You Know Who You Are… If Not, Forgive Me.
First off let me say thank you and… forgive me. Thank you for being great friend and caring so much about me and where I am and where I am going. I don’t express that nearly enough to anyone especially those closest to me. Thank you for being there and putting up with me or tolerating me or taming me at times. Thank you for convicting and/or humbling me when I need it. Thank you for overlooking where I’ve been and for pointing out where I should or shouldn’t be. Thank you from the deepest realms of my heart.

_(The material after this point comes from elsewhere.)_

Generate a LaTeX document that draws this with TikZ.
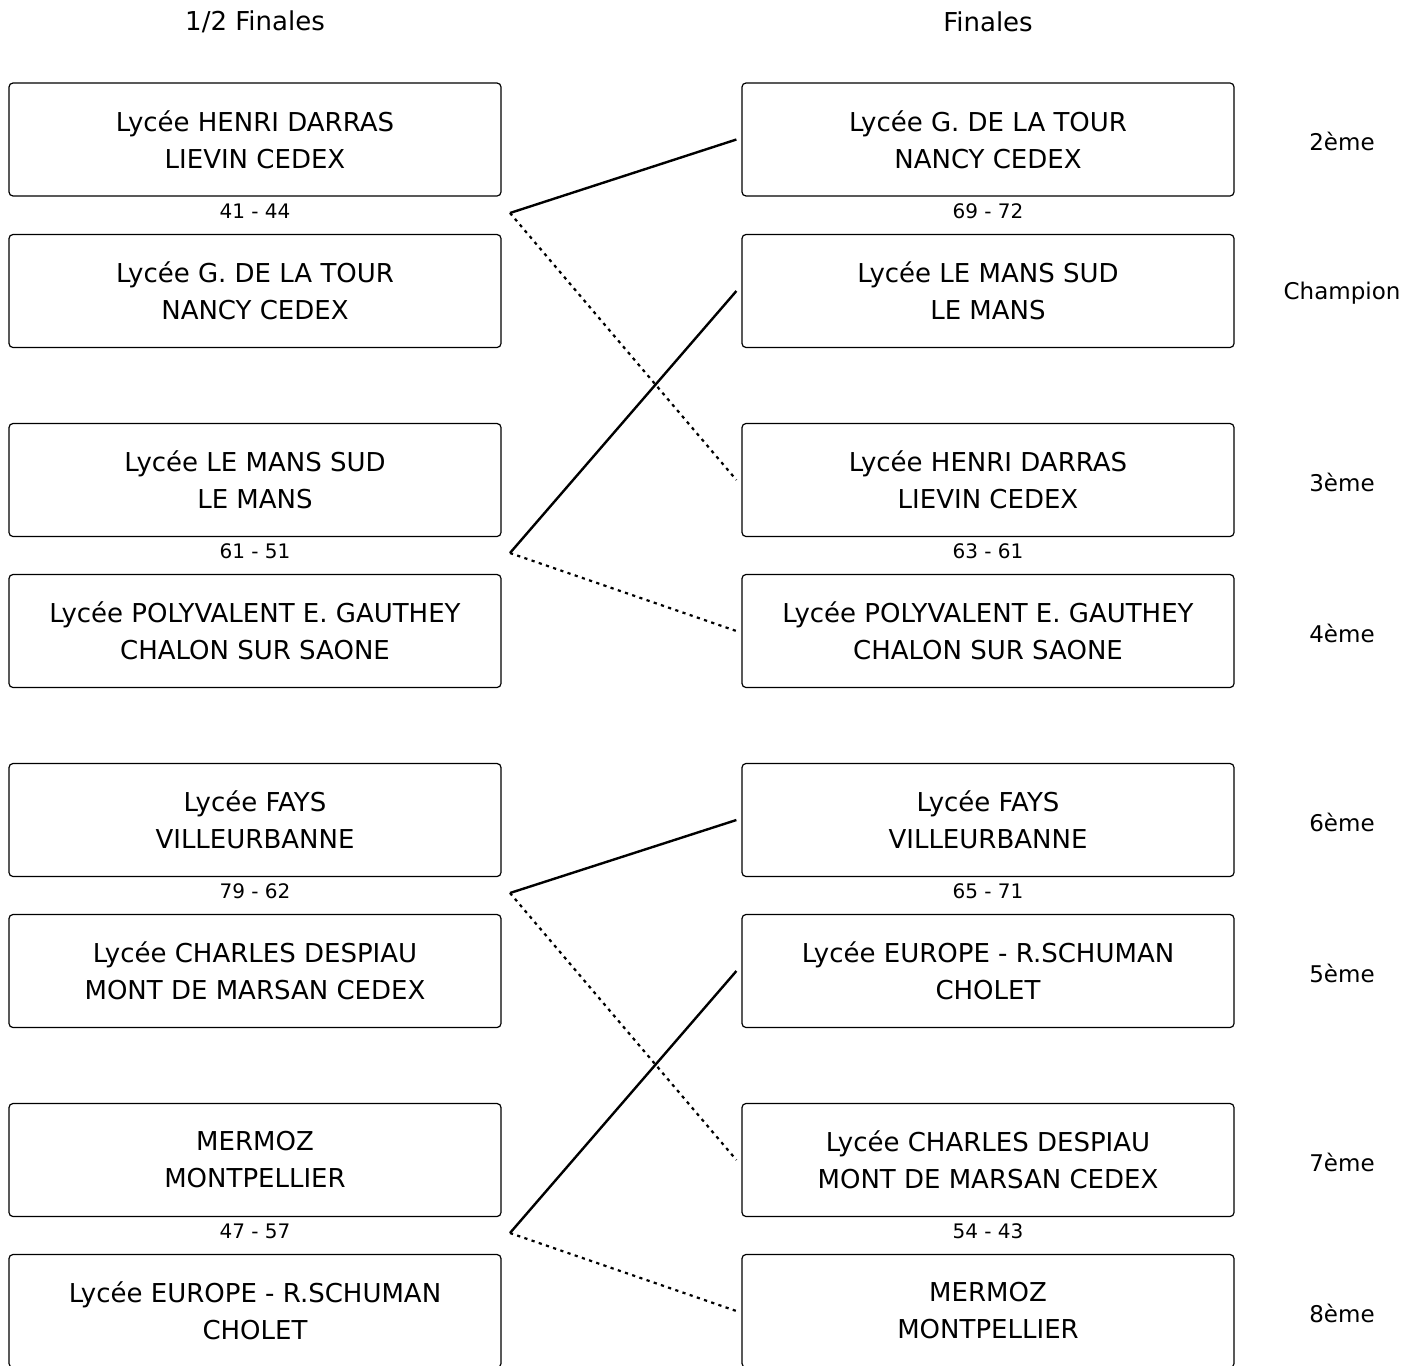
\documentclass[tikz,border=0pt]{standalone}
\usepackage{fontspec}
\setmainfont{DejaVu Sans}
\usepackage{tikz}
\usetikzlibrary{calc}

\begin{document}
\begin{tikzpicture}[x=0.5pt,y=-0.5pt]
    \tikzstyle{every node}=[font=\fontsize{13}{18.5}\selectfont]
    \tikzstyle{team}=[draw, rounded corners=2pt, line width=0.6pt, minimum width=246pt, minimum height=56.5pt, align=center, inner sep=0pt]
    \tikzstyle{score}=[font=\fontsize{10}{12}\selectfont]
    \tikzstyle{rank}=[font=\fontsize{11.5}{14}\selectfont]
    \tikzstyle{won}=[line width=1.2pt]
    \tikzstyle{lost}=[line width=1.1pt, dash pattern=on 1.6pt off 2.2pt]
    \useasboundingbox (0,0) rectangle (1418,1365);

    % headers
    \node (hdemi) at (255,22) {1/2 Finales};
    \node (hfinale) at (988,22) {Finales};

    % demi-finales
    \node[team] (d1) at (255,139.5) {Lycée HENRI DARRAS\\LIEVIN CEDEX};
    \node[team] (d2) at (255,291) {Lycée G. DE LA TOUR\\NANCY CEDEX};
    \node[team] (d3) at (255,480) {Lycée LE MANS SUD\\LE MANS};
    \node[team] (d4) at (255,631) {Lycée POLYVALENT E. GAUTHEY\\CHALON SUR SAONE};
    \node[team] (d5) at (255,820) {Lycée FAYS\\VILLEURBANNE};
    \node[team] (d6) at (255,971) {Lycée CHARLES DESPIAU\\MONT DE MARSAN CEDEX};
    \node[team] (d7) at (255,1160) {MERMOZ\\MONTPELLIER};
    \node[team] (d8) at (255,1311) {Lycée EUROPE - R.SCHUMAN\\CHOLET};

    \node[score] (sd1) at (255,211) {41 - 44};
    \node[score] (sd2) at (255,551) {61 - 51};
    \node[score] (sd3) at (255,891) {79 - 62};
    \node[score] (sd4) at (255,1231) {47 - 57};

    % finales
    \node[team] (f1) at (988,139.5) {Lycée G. DE LA TOUR\\NANCY CEDEX};
    \node[team] (f2) at (988,291) {Lycée LE MANS SUD\\LE MANS};
    \node[team] (f3) at (988,480) {Lycée HENRI DARRAS\\LIEVIN CEDEX};
    \node[team] (f4) at (988,631) {Lycée POLYVALENT E. GAUTHEY\\CHALON SUR SAONE};
    \node[team] (f5) at (988,820) {Lycée FAYS\\VILLEURBANNE};
    \node[team] (f6) at (988,971) {Lycée EUROPE - R.SCHUMAN\\CHOLET};
    \node[team] (f7) at (988,1160) {Lycée CHARLES DESPIAU\\MONT DE MARSAN CEDEX};
    \node[team] (f8) at (988,1311) {MERMOZ\\MONTPELLIER};

    \node[score] (sf1) at (988,211) {69 - 72};
    \node[score] (sf2) at (988,551) {63 - 61};
    \node[score] (sf3) at (988,891) {65 - 71};
    \node[score] (sf4) at (988,1231) {54 - 43};

    % classement
    \node[rank] (r1) at (1342,141) {2ème};
    \node[rank] (r2) at (1342,293) {Champion};
    \node[rank] (r3) at (1342,482) {3ème};
    \node[rank] (r4) at (1342,633) {4ème};
    \node[rank] (r5) at (1342,822) {6ème};
    \node[rank] (r6) at (1342,973) {5ème};
    \node[rank] (r7) at (1342,1162) {7ème};
    \node[rank] (r8) at (1342,1313) {8ème};

    % liaisons
    \coordinate (m1) at (510,213);
    \coordinate (m2) at (510,553);
    \coordinate (m3) at (510,893);
    \coordinate (m4) at (510,1233);
    \draw[won] (m1) -- ($(f1.west)+(-5,0)$);
    \draw[lost] (m1) -- ($(f3.west)+(-5,0)$);
    \draw[won] (m2) -- ($(f2.west)+(-5,0)$);
    \draw[lost] (m2) -- ($(f4.west)+(-5,0)$);
    \draw[won] (m3) -- ($(f5.west)+(-5,0)$);
    \draw[lost] (m3) -- ($(f7.west)+(-5,0)$);
    \draw[won] (m4) -- ($(f6.west)+(-5,0)$);
    \draw[lost] (m4) -- ($(f8.west)+(-5,0)$);
\end{tikzpicture}
\end{document}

Also, forgive me. Forgive me that you see me all too often “unfiltered”. Forgive me that I often only have time to dump the negative things on you rather than share the goodness that I see everyday through Christ’s eyes. Forgive me that all you may hear sometimes is my whining and moaning and complaining instead of the amazing things God is doing in my life and the amazing things I see through Him in you. For all this I ask your forgiveness and I thank you too. Without you I would not be who I am or where I am so for that thank you.
I consider it a true blessing to have you all in my life. Please know that I am usually all too aware of my negativity, misdirection, moods, and all my other crap. But, I thank you and ask you to continue to please point it out anyway (even if my reaction or response is less than favorable, for those times forgive me) I expect no less from you.
Please remember that my bark is mostly worse than my bite and what you hear from me is the “raw” version of what I ultimately think or say, for that, forgive me and thank you for listening. This also is my method of throwing it all out there so that I can really see what I am looking at and working with. Once this is done I, more often than not, then have to remove the log from my eye to proceed further. This is the way I do things. I’m sure it’s not the best or always healthy but so far it’s what I have.
For all this I have been and remain in prayer. I thank you in advance for praying for me as I know you do and will continue. I have often felt those prayers, please never stop and always know that I do and will pray for you as well. Thanks in large part to you, I am and will be (quite literally) “eternally” grateful. And for future reference forgive me, thank you and I love you.